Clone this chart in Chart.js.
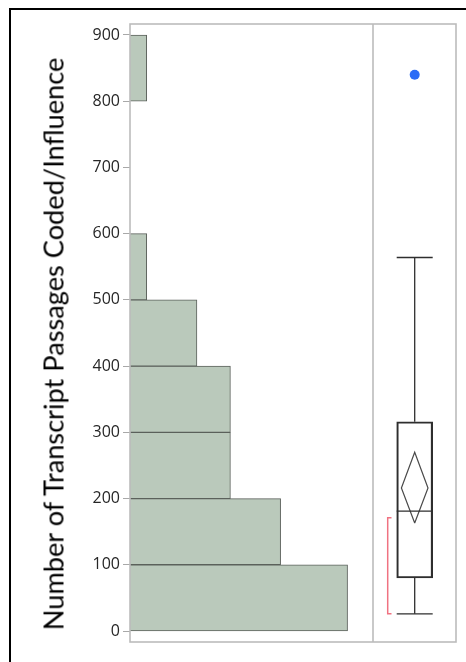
<!DOCTYPE html>
<html>
<head>
<meta charset="utf-8">
<script src="https://cdn.jsdelivr.net/npm/chart.js@4/dist/chart.umd.min.js"></script>
<style>
  html, body { margin: 0; padding: 0; background: #fff; width: 466px; height: 662px; overflow: clip; }
  #wrap { position: relative; width: 466px; height: 662px; overflow: hidden; }
  #frame { position: absolute; left: 9px; top: 8px; width: 455px; height: 652px; border-left: 2px solid #000; border-top: 2px solid #000; }
  #hist { position: absolute; left: 0; top: 0; }
  #box { position: absolute; left: 373px; top: 0; }
  #ytitle { position: absolute; left: 53px; top: 344px; transform: translate(-50%, -50%) rotate(-90deg);
            white-space: nowrap; font-family: Lato, "Open Sans", sans-serif; font-size: 27.2px; color: #000; }
</style>
</head>
<body>
<div id="wrap">
  <div id="frame"></div>
  <canvas id="hist" width="373" height="662"></canvas>
  <canvas id="box" width="93" height="662"></canvas>
  <div id="ytitle">Number of Transcript Passages Coded/Influence</div>
</div>
<script>
// Histogram: bins of 100 passages, counts per bin
const binStarts = [0, 100, 200, 300, 400, 500, 600, 700, 800];
const binCounts = [13, 9, 6, 6, 4, 1, 0, 0, 1];
const BIN_WIDTH = 100;

// Y axis tick labels
const yTickValues = [0, 100, 200, 300, 400, 500, 600, 700, 800, 900];

// Outlier box plot summary
const boxWhiskers = [26, 564];        // low, high whisker ends
const boxQuartiles = [80, 316];       // Q1, Q3
const boxMedian = [181];
const meanDiamond = [163, 216, 270];  // lower CI, mean, upper CI
const shortestHalf = [26, 171];
const outliers = [840];

// Shared value range of both panels
const Y_MIN = -16.6, Y_MAX = 916.6;
const COUNT_MAX = 14.52;

// Layout of the box-plot panel (x in panel pixels, 0..83)
const PANEL_W = 83;
const BOX_CX = 41.7, BOX_HALF = 18, DIAMOND_HALF = 13.3;
const BRACKET_X = 14.7, BRACKET_TICK = 3.8;

const FRAME_COLOR = '#bcbcbc';

const framePlugin = {
  id: 'panelFrame',
  afterDraw(chart) {
    const { ctx, chartArea: a } = chart;
    ctx.save();
    ctx.strokeStyle = FRAME_COLOR;
    ctx.lineWidth = 1.6;
    ctx.strokeRect(a.left, a.top, a.right - a.left, a.bottom - a.top);
    ctx.restore();
  }
};

const histData = binStarts.map((s, i) => ({ x: binCounts[i], y: s + BIN_WIDTH / 2 }));

new Chart(document.getElementById('hist'), {
  type: 'bar',
  data: {
    datasets: [{
      data: histData,
      backgroundColor: '#bac9bb',
      borderColor: '#5b615b',
      borderWidth: 1,
      categoryPercentage: 1,
      barPercentage: 1
    }]
  },
  options: {
    indexAxis: 'y',
    responsive: false,
    animation: false,
    devicePixelRatio: 1,
    layout: { autoPadding: false, padding: { top: 24, bottom: 20, left: 0, right: 0 } },
    plugins: { legend: { display: false }, tooltip: { enabled: false } },
    scales: {
      x: { type: 'linear', min: 0, max: COUNT_MAX, display: false, offset: false },
      y: {
        type: 'linear',
        min: Y_MIN,
        max: Y_MAX,
        offset: false,
        afterFit: s => { s.width = 130; },
        afterBuildTicks: s => { s.ticks = yTickValues.map(v => ({ value: v })); },
        grid: { drawOnChartArea: false, drawTicks: true, tickLength: 7, color: '#a8a8a8', offset: false },
        border: { display: false },
        ticks: {
          padding: 3,
          color: '#262626',
          font: { family: '"Open Sans", sans-serif', size: 16 }
        }
      }
    }
  },
  plugins: [framePlugin]
});

const lineDs = (pts, color, width) => ({
  type: 'line',
  data: pts,
  borderColor: color,
  borderWidth: width,
  pointRadius: 0,
  fill: false,
  tension: 0
});

const [lo, hi] = boxWhiskers;
const [q1, q3] = boxQuartiles;
const [ciLo, mean, ciHi] = meanDiamond;
const BOX_COLOR = '#2e2e2e';

new Chart(document.getElementById('box'), {
  type: 'bar',
  data: {
    datasets: [
      // outliers
      {
        type: 'scatter',
        data: outliers.map(v => ({ x: BOX_CX, y: v })),
        backgroundColor: '#2b6cf6',
        borderWidth: 0,
        pointRadius: 5
      },
      // box Q1..Q3
      {
        type: 'bar',
        data: [{ x: BOX_CX, y: [q1, q3] }],
        backgroundColor: 'rgba(0,0,0,0)',
        borderColor: BOX_COLOR,
        borderWidth: 1.5,
        borderSkipped: false,
        barThickness: BOX_HALF * 2
      },
      // median
      lineDs([{ x: BOX_CX - BOX_HALF, y: boxMedian[0] }, { x: BOX_CX + BOX_HALF, y: boxMedian[0] }], BOX_COLOR, 1.3),
      // whiskers
      lineDs([{ x: BOX_CX, y: q1 }, { x: BOX_CX, y: lo }], BOX_COLOR, 1.3),
      lineDs([{ x: BOX_CX, y: q3 }, { x: BOX_CX, y: hi }], BOX_COLOR, 1.3),
      // whisker caps
      lineDs([{ x: BOX_CX - BOX_HALF, y: lo }, { x: BOX_CX + BOX_HALF, y: lo }], BOX_COLOR, 1.3),
      lineDs([{ x: BOX_CX - BOX_HALF, y: hi }, { x: BOX_CX + BOX_HALF, y: hi }], BOX_COLOR, 1.3),
      // mean diamond
      lineDs([
        { x: BOX_CX, y: ciLo },
        { x: BOX_CX + DIAMOND_HALF, y: mean },
        { x: BOX_CX, y: ciHi },
        { x: BOX_CX - DIAMOND_HALF, y: mean },
        { x: BOX_CX, y: ciLo }
      ], '#4a4a4a', 1.2),
      // shortest half bracket
      lineDs([
        { x: BRACKET_X + BRACKET_TICK, y: shortestHalf[1] },
        { x: BRACKET_X, y: shortestHalf[1] },
        { x: BRACKET_X, y: shortestHalf[0] },
        { x: BRACKET_X + BRACKET_TICK, y: shortestHalf[0] }
      ], '#f07281', 1.5)
    ]
  },
  options: {
    responsive: false,
    animation: false,
    devicePixelRatio: 1,
    layout: { autoPadding: false, padding: { top: 24, bottom: 20, left: 0, right: 10 } },
    plugins: { legend: { display: false }, tooltip: { enabled: false } },
    scales: {
      x: { type: 'linear', min: 0, max: PANEL_W, display: false, offset: false, grid: { offset: false } },
      y: { type: 'linear', min: Y_MIN, max: Y_MAX, display: false, offset: false }
    }
  },
  plugins: [framePlugin]
});
</script>
</body>
</html>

__________

**EXERCISE DETAILS:**
Copy the listing in full and without alteration, omitting every picture.

**WRITTEN ANSWER:**
Clone this chart in Chart.js.
<!DOCTYPE html>
<html>
<head>
<meta charset="utf-8">
<script src="https://cdn.jsdelivr.net/npm/chart.js@4/dist/chart.umd.min.js"></script>
<style>
  html, body { margin: 0; padding: 0; background: #fff; width: 466px; height: 662px; overflow: clip; }
  #wrap { position: relative; width: 466px; height: 662px; overflow: hidden; }
  #frame { position: absolute; left: 9px; top: 8px; width: 455px; height: 652px; border-left: 2px solid #000; border-top: 2px solid #000; }
  #hist { position: absolute; left: 0; top: 0; }
  #box { position: absolute; left: 373px; top: 0; }
  #ytitle { position: absolute; left: 53px; top: 344px; transform: translate(-50%, -50%) rotate(-90deg);
            white-space: nowrap; font-family: Lato, "Open Sans", sans-serif; font-size: 27.2px; color: #000; }
</style>
</head>
<body>
<div id="wrap">
  <div id="frame"></div>
  <canvas id="hist" width="373" height="662"></canvas>
  <canvas id="box" width="93" height="662"></canvas>
  <div id="ytitle">Number of Transcript Passages Coded/Influence</div>
</div>
<script>
// Histogram: bins of 100 passages, counts per bin
const binStarts = [0, 100, 200, 300, 400, 500, 600, 700, 800];
const binCounts = [13, 9, 6, 6, 4, 1, 0, 0, 1];
const BIN_WIDTH = 100;

// Y axis tick labels
const yTickValues = [0, 100, 200, 300, 400, 500, 600, 700, 800, 900];

// Outlier box plot summary
const boxWhiskers = [26, 564];        // low, high whisker ends
const boxQuartiles = [80, 316];       // Q1, Q3
const boxMedian = [181];
const meanDiamond = [163, 216, 270];  // lower CI, mean, upper CI
const shortestHalf = [26, 171];
const outliers = [840];

// Shared value range of both panels
const Y_MIN = -16.6, Y_MAX = 916.6;
const COUNT_MAX = 14.52;

// Layout of the box-plot panel (x in panel pixels, 0..83)
const PANEL_W = 83;
const BOX_CX = 41.7, BOX_HALF = 18, DIAMOND_HALF = 13.3;
const BRACKET_X = 14.7, BRACKET_TICK = 3.8;

const FRAME_COLOR = '#bcbcbc';

const framePlugin = {
  id: 'panelFrame',
  afterDraw(chart) {
    const { ctx, chartArea: a } = chart;
    ctx.save();
    ctx.strokeStyle = FRAME_COLOR;
    ctx.lineWidth = 1.6;
    ctx.strokeRect(a.left, a.top, a.right - a.left, a.bottom - a.top);
    ctx.restore();
  }
};

const histData = binStarts.map((s, i) => ({ x: binCounts[i], y: s + BIN_WIDTH / 2 }));

new Chart(document.getElementById('hist'), {
  type: 'bar',
  data: {
    datasets: [{
      data: histData,
      backgroundColor: '#bac9bb',
      borderColor: '#5b615b',
      borderWidth: 1,
      categoryPercentage: 1,
      barPercentage: 1
    }]
  },
  options: {
    indexAxis: 'y',
    responsive: false,
    animation: false,
    devicePixelRatio: 1,
    layout: { autoPadding: false, padding: { top: 24, bottom: 20, left: 0, right: 0 } },
    plugins: { legend: { display: false }, tooltip: { enabled: false } },
    scales: {
      x: { type: 'linear', min: 0, max: COUNT_MAX, display: false, offset: false },
      y: {
        type: 'linear',
        min: Y_MIN,
        max: Y_MAX,
        offset: false,
        afterFit: s => { s.width = 130; },
        afterBuildTicks: s => { s.ticks = yTickValues.map(v => ({ value: v })); },
        grid: { drawOnChartArea: false, drawTicks: true, tickLength: 7, color: '#a8a8a8', offset: false },
        border: { display: false },
        ticks: {
          padding: 3,
          color: '#262626',
          font: { family: '"Open Sans", sans-serif', size: 16 }
        }
      }
    }
  },
  plugins: [framePlugin]
});

const lineDs = (pts, color, width) => ({
  type: 'line',
  data: pts,
  borderColor: color,
  borderWidth: width,
  pointRadius: 0,
  fill: false,
  tension: 0
});

const [lo, hi] = boxWhiskers;
const [q1, q3] = boxQuartiles;
const [ciLo, mean, ciHi] = meanDiamond;
const BOX_COLOR = '#2e2e2e';

new Chart(document.getElementById('box'), {
  type: 'bar',
  data: {
    datasets: [
      // outliers
      {
        type: 'scatter',
        data: outliers.map(v => ({ x: BOX_CX, y: v })),
        backgroundColor: '#2b6cf6',
        borderWidth: 0,
        pointRadius: 5
      },
      // box Q1..Q3
      {
        type: 'bar',
        data: [{ x: BOX_CX, y: [q1, q3] }],
        backgroundColor: 'rgba(0,0,0,0)',
        borderColor: BOX_COLOR,
        borderWidth: 1.5,
        borderSkipped: false,
        barThickness: BOX_HALF * 2
      },
      // median
      lineDs([{ x: BOX_CX - BOX_HALF, y: boxMedian[0] }, { x: BOX_CX + BOX_HALF, y: boxMedian[0] }], BOX_COLOR, 1.3),
      // whiskers
      lineDs([{ x: BOX_CX, y: q1 }, { x: BOX_CX, y: lo }], BOX_COLOR, 1.3),
      lineDs([{ x: BOX_CX, y: q3 }, { x: BOX_CX, y: hi }], BOX_COLOR, 1.3),
      // whisker caps
      lineDs([{ x: BOX_CX - BOX_HALF, y: lo }, { x: BOX_CX + BOX_HALF, y: lo }], BOX_COLOR, 1.3),
      lineDs([{ x: BOX_CX - BOX_HALF, y: hi }, { x: BOX_CX + BOX_HALF, y: hi }], BOX_COLOR, 1.3),
      // mean diamond
      lineDs([
        { x: BOX_CX, y: ciLo },
        { x: BOX_CX + DIAMOND_HALF, y: mean },
        { x: BOX_CX, y: ciHi },
        { x: BOX_CX - DIAMOND_HALF, y: mean },
        { x: BOX_CX, y: ciLo }
      ], '#4a4a4a', 1.2),
      // shortest half bracket
      lineDs([
        { x: BRACKET_X + BRACKET_TICK, y: shortestHalf[1] },
        { x: BRACKET_X, y: shortestHalf[1] },
        { x: BRACKET_X, y: shortestHalf[0] },
        { x: BRACKET_X + BRACKET_TICK, y: shortestHalf[0] }
      ], '#f07281', 1.5)
    ]
  },
  options: {
    responsive: false,
    animation: false,
    devicePixelRatio: 1,
    layout: { autoPadding: false, padding: { top: 24, bottom: 20, left: 0, right: 10 } },
    plugins: { legend: { display: false }, tooltip: { enabled: false } },
    scales: {
      x: { type: 'linear', min: 0, max: PANEL_W, display: false, offset: false, grid: { offset: false } },
      y: { type: 'linear', min: Y_MIN, max: Y_MAX, display: false, offset: false }
    }
  },
  plugins: [framePlugin]
});
</script>
</body>
</html>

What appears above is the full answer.